Army Corps of Engineers awaits information from shipping company

A Tidewater grain barge became stuck Dec. 19 on the Snake River near the Port of Clarkston in Clarkston, Wash. Two tugboats worked to free the full barge for more than four hours, according to port manager Wanda Keefer. The U.S. Army Corps of Engineers is awaiting further information from Tidewater before taking action. A grain barge that ran aground demonstrates the need for Snake River dredging, an official at the Port of Clarkston says.

A Tidewater grain barge became stuck near Clarkston, Wash., for about four hours Dec. 19 on the Snake River.

According to Tidewater, the barge got stuck in soft mud. The barge was being towed by the tug Wallace E. and on its way from the Lewis Clark Terminal in Clarkston to Tidewater's terminal at the Port of Wilma at the Port of Whitman County.

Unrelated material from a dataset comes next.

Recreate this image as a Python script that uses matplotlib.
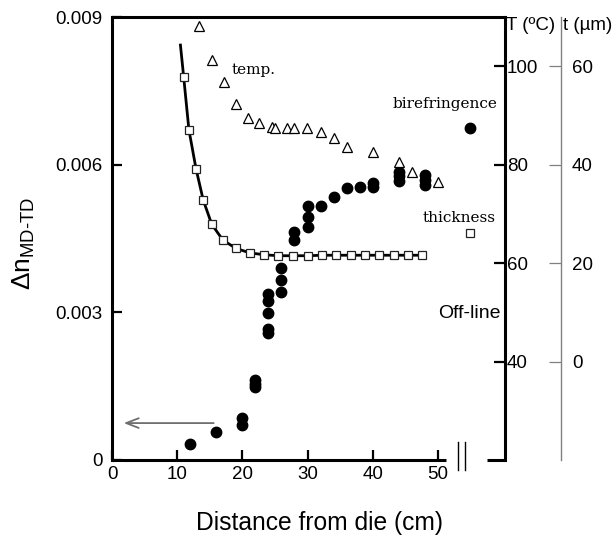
import matplotlib
matplotlib.use("Agg")
import matplotlib.pyplot as plt

plt.rcParams['font.family'] = ['Liberation Sans', 'DejaVu Sans']
plt.rcParams['mathtext.fontset'] = 'custom'
plt.rcParams['mathtext.rm'] = 'Liberation Sans'
plt.rcParams['mathtext.it'] = 'Liberation Sans:italic'

# Birefringence along the line (cm from die, Δn)
bire_x = [12, 16, 20, 20, 22, 22, 22, 24, 24, 24, 24, 24, 26, 26, 26, 28, 28,
          30, 30, 30, 32, 34, 36, 38, 40, 40, 44, 44, 44, 48, 48, 48]
bire_y = [0.00033, 0.00056, 0.00085, 0.00072, 0.00162, 0.00155, 0.00149,
          0.00337, 0.00324, 0.00298, 0.00267, 0.00259, 0.00391, 0.00366,
          0.00341, 0.00463, 0.00447, 0.00516, 0.00494, 0.00474, 0.00516,
          0.00534, 0.00552, 0.00554, 0.00563, 0.00554, 0.00586, 0.00576,
          0.00566, 0.00579, 0.00569, 0.00559]

# Film temperature (°C)
temp_x = [13.4, 15.3, 17.2, 19.0, 20.8, 22.6, 24.5, 25.0, 26.9, 27.9, 29.9,
          32.0, 34.0, 36.1, 40.1, 44.0, 46.1, 50.0]
temp_T = [108.1, 101.2, 96.7, 92.4, 89.4, 88.4, 87.6, 87.4, 87.4, 87.4, 87.5,
          86.6, 85.5, 83.5, 82.6, 80.6, 78.5, 76.5]

# Film thickness (µm)
thick_x = [11.0, 11.8, 12.9, 14.0, 15.3, 17.0, 19.0, 21.1, 23.3, 25.5, 27.7,
           30.0, 32.2, 34.4, 36.6, 38.8, 41.0, 43.2, 45.4, 47.6]
thick_t = [57.8, 47.1, 39.1, 32.8, 27.9, 24.7, 23.0, 22.1, 21.7, 21.5, 21.5,
           21.5, 21.6, 21.6, 21.6, 21.6, 21.6, 21.6, 21.6, 21.6]

# Thickness fit curve
fit_x = [10.5] + thick_x
fit_t = [64.3] + thick_t

# Off-line measurements
off_x = 55.0
off_bire = 0.00674
off_thick = 26.1

x_ticks = [0, 10, 20, 30, 40, 50]
bire_ticks = [0, 0.003, 0.006, 0.009]
bire_ticklabels = ['0', '0.003', '0.006', '0.009']
temp_ticks = [40, 60, 80, 100]
thick_ticks = [0, 20, 40, 60]

fig = plt.figure(figsize=(6.16, 5.42), dpi=100)
ax = fig.add_axes([112 / 616, 82 / 542, 393 / 616, 443 / 542])
ax2 = ax.twinx()
ax3 = ax.twinx()

SPW = 2.2
ax.set_xlim(0, 60.3)
ax.set_ylim(0, 0.009)
ax2.set_ylim(20, 110)
ax3.set_ylim(-20, 70)

for a in (ax, ax2, ax3):
    a.patch.set_visible(False)
for s in ('right', 'bottom'):
    ax.spines[s].set_visible(False)
for s in ('left', 'top'):
    ax.spines[s].set_linewidth(SPW)
for s in ('left', 'top', 'bottom'):
    ax2.spines[s].set_visible(False)
    ax3.spines[s].set_visible(False)
ax2.spines['right'].set_linewidth(SPW)
ax3.spines['right'].set_position(('axes', (560.7 - 112) / 393))
ax3.spines['right'].set_color('#808080')
ax3.spines['right'].set_linewidth(1.0)

# primary axes ticks
ax.set_xticks(x_ticks)
ax.set_yticks(bire_ticks)
ax.set_yticklabels(bire_ticklabels)
ax.tick_params(axis='both', direction='in', length=7, width=1.6,
               labelsize=13.5, top=False, right=False)
ax.tick_params(axis='y', pad=7)
ax.tick_params(axis='x', pad=4)

ax2.set_yticks(temp_ticks)
ax2.tick_params(axis='y', direction='in', length=8, width=1.6,
                labelsize=13.5, pad=1.5)
ax3.set_yticks(thick_ticks)
ax3.tick_params(axis='y', direction='in', length=9, width=0.9,
                color='#808080', labelsize=13.5, pad=8)

# bottom axis with break
xt = ax.get_xaxis_transform()
ax.plot([0, 51.2], [0, 0], color='black', lw=SPW, transform=xt,
        clip_on=False, solid_capstyle='butt', zorder=5)
ax.plot([57.6, 60.3], [0, 0], color='black', lw=SPW, transform=xt,
        clip_on=False, solid_capstyle='butt', zorder=5)
for bx in (53.1, 54.2):
    ax.plot([bx, bx], [-0.0226, 0.0413], color='black', lw=1.0,
            transform=xt, clip_on=False)

# data
ax.plot(bire_x, bire_y, 'o', color='black', ms=7.5, zorder=3)
ax.plot([off_x], [off_bire], 'o', color='black', ms=7.5, zorder=3)

ax2.plot(temp_x, temp_T, '^', mfc='white', mec='black', mew=0.9, ms=6.8,
         ls='none')

ax3.plot(fit_x, fit_t, '-', color='black', lw=2.0, zorder=2)
ax3.plot(thick_x, thick_t, 's', mfc='white', mec='#222222', mew=0.9, ms=6.4,
         ls='none', zorder=3)
ax3.plot([off_x], [off_thick], 's', mfc='white', mec='#222222', mew=0.9,
         ms=6.4, ls='none', zorder=3)

# arrow pointing to the birefringence axis
ax.annotate('', xy=(1.8, 0.00075), xytext=(15.6, 0.00075),
            arrowprops=dict(arrowstyle='->,head_length=0.9,head_width=0.35',
                            color='#6e6e6e', lw=1.3, mutation_scale=10,
                            shrinkA=0, shrinkB=0))

# annotations
serif = 'DejaVu Serif'
ax.text(18.36, 0.00784, 'temp.', family=serif, fontsize=11, va='baseline')
ax.text(43.1, 0.00716, 'birefringence', family=serif, fontsize=11,
        va='baseline')
ax.text(47.65, 0.00484, 'thickness', family=serif, fontsize=11,
        va='baseline')
ax.text(50.0, 0.00298, 'Off-line', fontsize=14, va='center')

fig.text(506 / 616, 1 - 25 / 542, 'T (ºC)', fontsize=13.5, va='center')
fig.text(563 / 616, 1 - 25 / 542, 't (µm)', fontsize=13.5, va='center')

fig.text(319 / 616, 1 - 523 / 542, 'Distance from die (cm)', fontsize=17.7,
         ha='center', va='center')
fig.text(24 / 616, 1 - 243 / 542, r'$\Delta\mathrm{n}_{\mathrm{MD\text{-}TD}}$',
         fontsize=19, rotation=90, ha='center', va='center')

fig.savefig('out.png', dpi=100)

Navigational charts indicate the tug was in an area with 20 feet of water. The barge has a draft of 13 feet, but due to apparent shoaling, the barge ran aground in the mud, according to the company.

The barge's capacity is 3,600 tons, said Carol Bua, communications manager for Tidewater.

There were no injuries or damage to the tug or barge.

"We think this just reinforces there is an ongoing need for dredging," Port of Clarkston manager Wanda Keefer said. "Sediments build up over time. They deposit themselves, mostly on the shore along the port. It's just a necessary part of maintaining the system."

The port is part of a group of advocates for dredging.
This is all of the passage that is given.